As a side note, the closed cell weatherstrip *really *sticks to the finish of the Duratex. There is no way ANY air is getting out around the driver or PRs. I had to PRY the PR out!


----------



## mose

Shoot an email to Bob as CSS as a first step. He was very helpful and accommodating. He said superglue alone is successful as a repair; what I did was my own overkill. It's worth a try as it's much easier than shipping and waiting for a replacement in my opinion. 

I've been abusing mine for months with no further issues.

...mose


----------



## caper26

mose said:


> Shoot an email to Bob as CSS as a first step. He was very helpful and accommodating. He said superglue alone is successful as a repair; what I did was my own overkill. It's worth a try as it's much easier than shipping and waiting for a replacement in my opinion.
> 
> I've been abusing mine for months with no further issues.
> 
> ...mose


Do you have the PRs as well? With the PRs installed, the bass is reduced to almost nothing and that "noise" is 10 times worse. When I take the PR off, it is like I just turned on the sub and it comes alive and the buzzing noise from the driver is lessened, by a LOT. I have no experience in speaker repair or anything, or even in depth knowledge on the driver assembly itself, but I am guessing the work it needs to do when the box is sealed is being compromised by this "glue defect" ? Thoughts?


----------



## mose

If you listen to the vids I posted you may be able to notice that the 'noise' was WAY worse when it was sealed in the cabinet.

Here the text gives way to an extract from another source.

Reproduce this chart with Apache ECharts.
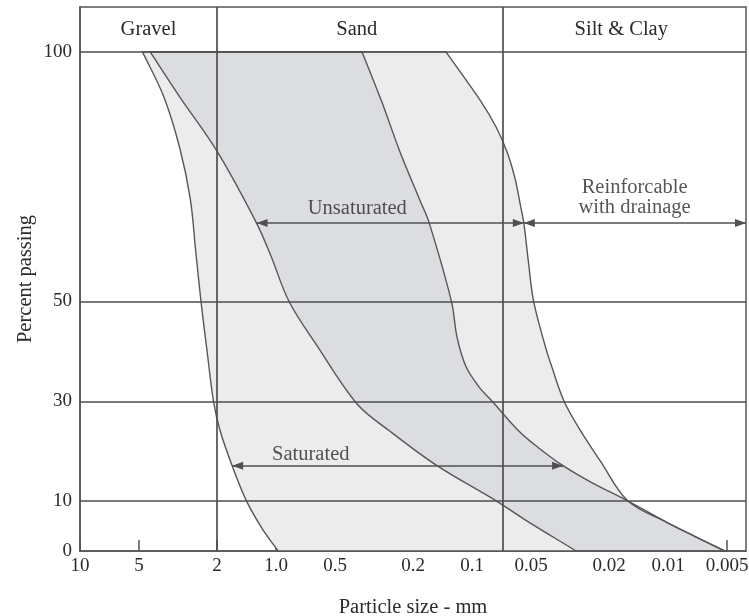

I'm far from an expert as well. But I assume that this has to do with the entire resonating system as a whole. The force pushing on the magnet that makes it rattle is opposite to the force on the voice coil that moves the cone. In free air, there's less resistance to moving the cone, so hence less force pushing back on the magnet. But in the cabinet, the cone has to work against compressing the air in the box, which results in more force pushing back on the magnet. This would affect the frequency and magnitude where the rattle happens. (Newton's 3rd law about equal but opposite reactions???)

...mose


----------



## caper26

Yep, definitely the driver.

With the PR off, it is more of a buzzing noise. Goes away with pressure on magnet.
With PR on, it is way worse. To make sure, I put my arm in the PR hole, and covered the rest of the hole with a piece of plastic foam (it was the packing from the PR). This way I could recreate the noise and press on the magnet at the same time. It worked. It is the same problem. I think I will post a vid too.


----------



## caper26

For some reason, youtube elongated the video vertically. Anyway, here is the noise:


----------



## caper26

*UPDATE*

Finally some progress and success! 
The "glue fix" worked. I let the first 'coat' dry fully for a few hours, and then looked closely and saw 2 places where the gap may not have been totally filled, so I went around it again before bed and let it sit all night.
I tested it out this morning.... WOW! I know my little MA sub can really perform for its size, but this thing can really dig. I don't even have it in the corner yet because I still have to move my bar fridge out of there. Finally I smiled, continuously. I must say I was getting exhausted form disappointment. It still isn't perfect though. 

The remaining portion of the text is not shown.